The characters, and their moral choices, are ever so slightly twisted. That doesn't, however make it a film that Christians should avoid, or even dislike. I found David Robertson's recent take on the superb Three Billboards Outside Ebbing Missouri a little bizarre (his suggestion being that its characters' moral repugnance made it a 'good film to hate'), because just as in Phantom Thread, there is so much beauty to admire. In a recent interview about the latter movie, Krieps said that 'Paul [Thomas Anderson] created an atmosphere that was so silent and still, it was almost holy – like a church.' The film might not invoke God at all, but it creates a sense of reverence; such moments of awe and wonder that the experience of watching it is profoundly spiritual. Those who find God in nature, beauty and silence will find plenty of him here.

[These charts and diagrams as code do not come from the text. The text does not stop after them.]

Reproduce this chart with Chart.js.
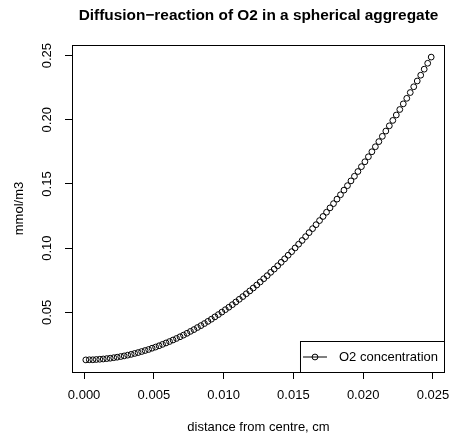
<!DOCTYPE html>
<html>
<head>
<meta charset="utf-8">
<script src="https://cdn.jsdelivr.net/npm/chart.js@4/dist/chart.umd.min.js"></script>
<style>
  html, body { margin: 0; padding: 0; background: #fff; }
  canvas { display: block; }
</style>
</head>
<body>
<canvas id="chart" width="450" height="436"></canvas>
<script>
let chartTitle = 'Diffusion\u2212reaction of O2 in a spherical aggregate';
let xTitle = 'distance from centre, cm';
let yTitle = 'mmol/m3';
let seriesName = 'O2 concentration';

// distance from centre (cm), cell midpoints
let distance = [
    0.000125, 0.000375, 0.000625, 0.000875, 0.001125, 0.001375, 0.001625, 0.001875, 0.002125, 0.002375,
    0.002625, 0.002875, 0.003125, 0.003375, 0.003625, 0.003875, 0.004125, 0.004375, 0.004625, 0.004875,
    0.005125, 0.005375, 0.005625, 0.005875, 0.006125, 0.006375, 0.006625, 0.006875, 0.007125, 0.007375,
    0.007625, 0.007875, 0.008125, 0.008375, 0.008625, 0.008875, 0.009125, 0.009375, 0.009625, 0.009875,
    0.010125, 0.010375, 0.010625, 0.010875, 0.011125, 0.011375, 0.011625, 0.011875, 0.012125, 0.012375,
    0.012625, 0.012875, 0.013125, 0.013375, 0.013625, 0.013875, 0.014125, 0.014375, 0.014625, 0.014875,
    0.015125, 0.015375, 0.015625, 0.015875, 0.016125, 0.016375, 0.016625, 0.016875, 0.017125, 0.017375,
    0.017625, 0.017875, 0.018125, 0.018375, 0.018625, 0.018875, 0.019125, 0.019375, 0.019625, 0.019875,
    0.020125, 0.020375, 0.020625, 0.020875, 0.021125, 0.021375, 0.021625, 0.021875, 0.022125, 0.022375,
    0.022625, 0.022875, 0.023125, 0.023375, 0.023625, 0.023875, 0.024125, 0.024375, 0.024625, 0.024875
];

// O2 concentration (mmol/m3)
let o2 = [
    0.0130, 0.0131, 0.0131, 0.0133, 0.0135, 0.0137, 0.0140, 0.0143, 0.0147, 0.0151,
    0.0156, 0.0161, 0.0167, 0.0173, 0.0180, 0.0187, 0.0195, 0.0203, 0.0211, 0.0221,
    0.0230, 0.0240, 0.0251, 0.0262, 0.0273, 0.0285, 0.0297, 0.0310, 0.0323, 0.0337,
    0.0352, 0.0366, 0.0382, 0.0397, 0.0413, 0.0430, 0.0447, 0.0465, 0.0483, 0.0502,
    0.0521, 0.0540, 0.0560, 0.0581, 0.0602, 0.0623, 0.0645, 0.0667, 0.0690, 0.0713,
    0.0737, 0.0762, 0.0786, 0.0812, 0.0837, 0.0863, 0.0890, 0.0917, 0.0945, 0.0973,
    0.1002, 0.1031, 0.1060, 0.1090, 0.1121, 0.1152, 0.1183, 0.1215, 0.1247, 0.1280,
    0.1314, 0.1347, 0.1382, 0.1416, 0.1452, 0.1487, 0.1524, 0.1560, 0.1597, 0.1635,
    0.1673, 0.1712, 0.1751, 0.1790, 0.1830, 0.1871, 0.1912, 0.1953, 0.1995, 0.2037,
    0.2080, 0.2124, 0.2167, 0.2212, 0.2257, 0.2302, 0.2347, 0.2394, 0.2440, 0.2488
];

let xTicks = [0, 0.005, 0.010, 0.015, 0.020, 0.025];
let xTickLabels = ['0.000', '0.005', '0.010', '0.015', '0.020', '0.025'];
let yTicks = [0.05, 0.10, 0.15, 0.20, 0.25];
let yTickLabels = ['0.05', '0.10', '0.15', '0.20', '0.25'];

let fontFamily = '"Liberation Sans", Arial, Helvetica, sans-serif';

// box around plot, title and legend drawn the R way
let rPlotExtras = {
    id: 'rPlotExtras',
    afterDraw(chart) {
        let ctx = chart.ctx;
        let a = chart.chartArea;
        ctx.save();
        ctx.strokeStyle = '#000';
        ctx.lineWidth = 1;
        ctx.strokeRect(Math.round(a.left) + 0.5, Math.round(a.top) + 0.5,
            Math.round(a.right - a.left) - 1, Math.round(a.bottom - a.top));

        // title
        ctx.fillStyle = '#000';
        ctx.font = 'bold 15.4px ' + fontFamily;
        ctx.textAlign = 'center';
        ctx.textBaseline = 'middle';
        ctx.fillText(chartTitle, (a.left + a.right) / 2, 16);

        // legend, bottom right inside the plot
        let ds = chart.data.datasets[0];
        ctx.font = '13px ' + fontFamily;
        let textW = ctx.measureText(ds.label).width;
        let boxH = 31;
        let boxW = 39 + textW + 7;
        let bx = Math.round(a.right) - boxW;
        let by = Math.round(a.bottom) - boxH;
        ctx.fillStyle = '#fff';
        ctx.fillRect(bx, by, boxW, boxH);
        ctx.strokeRect(bx + 0.5, by + 0.5, boxW - 1, boxH);
        let cy = by + boxH / 2 + 0.5;
        ctx.beginPath();
        ctx.moveTo(bx + 3, cy);
        ctx.lineTo(bx + 27, cy);
        ctx.stroke();
        ctx.beginPath();
        ctx.arc(bx + 15, cy, ds.pointRadius, 0, Math.PI * 2);
        ctx.stroke();
        ctx.fillStyle = '#000';
        ctx.textAlign = 'left';
        ctx.fillText(ds.label, bx + 39, cy);
        ctx.restore();
    }
};

let ctx = document.getElementById('chart').getContext('2d');
let chart = new Chart(ctx, {
    type: 'scatter',
    data: {
        datasets: [{
            label: seriesName,
            data: distance.map((d, i) => ({ x: d, y: o2[i] })),
            showLine: false,
            pointStyle: 'circle',
            pointRadius: 2.9,
            pointBorderWidth: 1,
            pointBorderColor: '#000',
            pointBackgroundColor: 'rgba(0,0,0,0)'
        }]
    },
    options: {
        responsive: false,
        animation: false,
        devicePixelRatio: 1,
        layout: { padding: { top: 45, right: 5, left: 0, bottom: 0 } },
        plugins: {
            legend: { display: false },
            tooltip: { enabled: false },
            title: { display: false }
        },
        scales: {
            x: {
                type: 'linear',
                min: -0.000865,
                max: 0.025865,
                afterBuildTicks: s => { s.ticks = xTicks.map(v => ({ value: v })); },
                afterFit: s => {
                    s.height = 64;
                    s.paddingLeft = 0;
                    s.paddingRight = 0;
                },
                border: { display: false },
                grid: { drawOnChartArea: false, drawTicks: true, tickLength: 7, color: '#000' },
                ticks: {
                    color: '#000',
                    padding: 9,
                    maxRotation: 0,
                    autoSkip: false,
                    font: { family: fontFamily, size: 13 },
                    callback: (v, i) => xTickLabels[i]
                },
                title: {
                    display: true,
                    text: xTitle,
                    color: '#000',
                    font: { family: fontFamily, size: 13 },
                    padding: { top: 0, bottom: 1 }
                }
            },
            y: {
                type: 'linear',
                min: 0.00357,
                max: 0.25823,
                afterBuildTicks: s => { s.ticks = yTicks.map(v => ({ value: v })); },
                afterFit: s => {
                    s.width = 72;
                    s.paddingTop = 0;
                    s.paddingBottom = 0;
                },
                border: { display: false },
                grid: { drawOnChartArea: false, drawTicks: true, tickLength: 7, color: '#000' },
                ticks: {
                    color: '#000',
                    padding: 5,
                    minRotation: 90,
                    maxRotation: 90,
                    crossAlign: 'center',
                    autoSkip: false,
                    font: { family: fontFamily, size: 13 },
                    callback: (v, i) => yTickLabels[i]
                },
                title: {
                    display: true,
                    text: yTitle,
                    color: '#000',
                    font: { family: fontFamily, size: 13 },
                    padding: { top: 12, bottom: 0 }
                }
            }
        }
    },
    plugins: [rPlotExtras]
});
</script>
</body>
</html>
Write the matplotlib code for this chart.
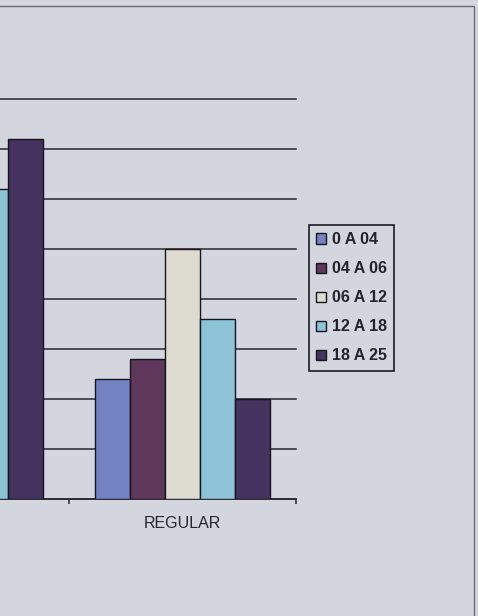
import matplotlib
matplotlib.use("Agg")
import matplotlib.pyplot as plt
from matplotlib.patches import Rectangle
import numpy as np

# Survey answers grouped by rating, one series per age band
categories = ["BOA", "REGULAR"]
age_bands = ["0 A 04", "04 A 06", "06 A 12", "12 A 18", "18 A 25"]
values = {
    "0 A 04":  [30, 24],
    "04 A 06": [38, 28],
    "06 A 12": [55, 50],
    "12 A 18": [62, 36],
    "18 A 25": [72, 20],
}
colors = ["#7382c3", "#5f375a", "#dedcd0", "#8cc3d7", "#46325f"]
y_ticks = [0, 10, 20, 30, 40, 50, 60, 70, 80]

bg = "#d3d6de"
W, H = 478, 616
fig = plt.figure(figsize=(W / 100, H / 100), dpi=100, facecolor=bg)
plt.rcParams["font.family"] = ["Liberation Sans", "DejaVu Sans"]

# plot area: category boundaries at x=69 and x=296 px, baseline at y=499 px
unit = 227
ax_left = 69 - 1.0 * unit
ax = fig.add_axes([ax_left / W, (H - 499) / H, 2 * unit / W, 400 / H])
ax.set_facecolor(bg)

x = np.arange(len(categories))
bw = 35 / unit
for i, band in enumerate(age_bands):
    offs = (i - 2) * bw
    ax.bar(x + offs, values[band], width=bw, color=colors[i],
           edgecolor="#15151c", linewidth=1.0, label=band, zorder=3)

ax.set_xlim(-0.5, 1.5)
ax.set_ylim(0, 80)
ax.set_yticks(y_ticks)
ax.yaxis.grid(True, color="#26262c", linewidth=1.1, zorder=0)
for gl in ax.get_ygridlines():
    gl.set_clip_on(False)
ax.tick_params(axis="y", length=0, labelleft=False)

ax.set_xticks(x)
ax.set_xticklabels(categories, fontsize=11.5, color="#26262a")
# the first category lies left of the visible page
ax.get_xticklabels()[0].set_visible(False)
ax.set_xticks([-0.5, 0.5, 1.5], minor=True)
ax.tick_params(axis="x", which="major", length=0, pad=12)
ax.tick_params(axis="x", which="minor", length=3.5, width=1.1, color="#26262c")

for side in ["top", "right", "left"]:
    ax.spines[side].set_visible(False)
ax.spines["bottom"].set_color("#26262c")
ax.spines["bottom"].set_linewidth(1.1)

leg = ax.legend(loc="upper left", bbox_to_anchor=(309 / W, 1 - 225 / H),
                bbox_transform=fig.transFigure, borderaxespad=0,
                prop={"weight": "bold", "size": 11.5},
                frameon=True, fancybox=False, framealpha=1.0, borderpad=0.45,
                labelspacing=0.88, handlelength=0.6, handleheight=0.6,
                handletextpad=0.4)
leg.get_frame().set_edgecolor("#1c1c22")
leg.get_frame().set_linewidth(1.2)
leg.get_frame().set_facecolor(bg)
for t in leg.get_texts():
    t.set_color("#23232a")

# outer chart border
fig.patches.append(Rectangle((-0.5, -0.5), 474 / W + 0.5, (H - 6) / H + 0.5,
                             transform=fig.transFigure, fill=False,
                             edgecolor="#6a6c74", linewidth=1.0, zorder=0))

fig.savefig("out.png", dpi=100, facecolor=bg)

It's a shame that the trailer was so un-compelling, and that may explain why the film has so far performed so poorly at the box office. Yet perhaps it is a movie that simply cannot be summed up in anything less than its full experience; not by a trailer, not by a review. I can only urge you to go and see it in a (preferably empty) cinema. Phantom Thread might be strange, and a little long, and slow, and quiet. Yet in spite – and indeed because – of all that, it's absolutely gripping throughout. Like the 50 bespoke dresses that were created for the film, it's nothing less than a beautiful work of art.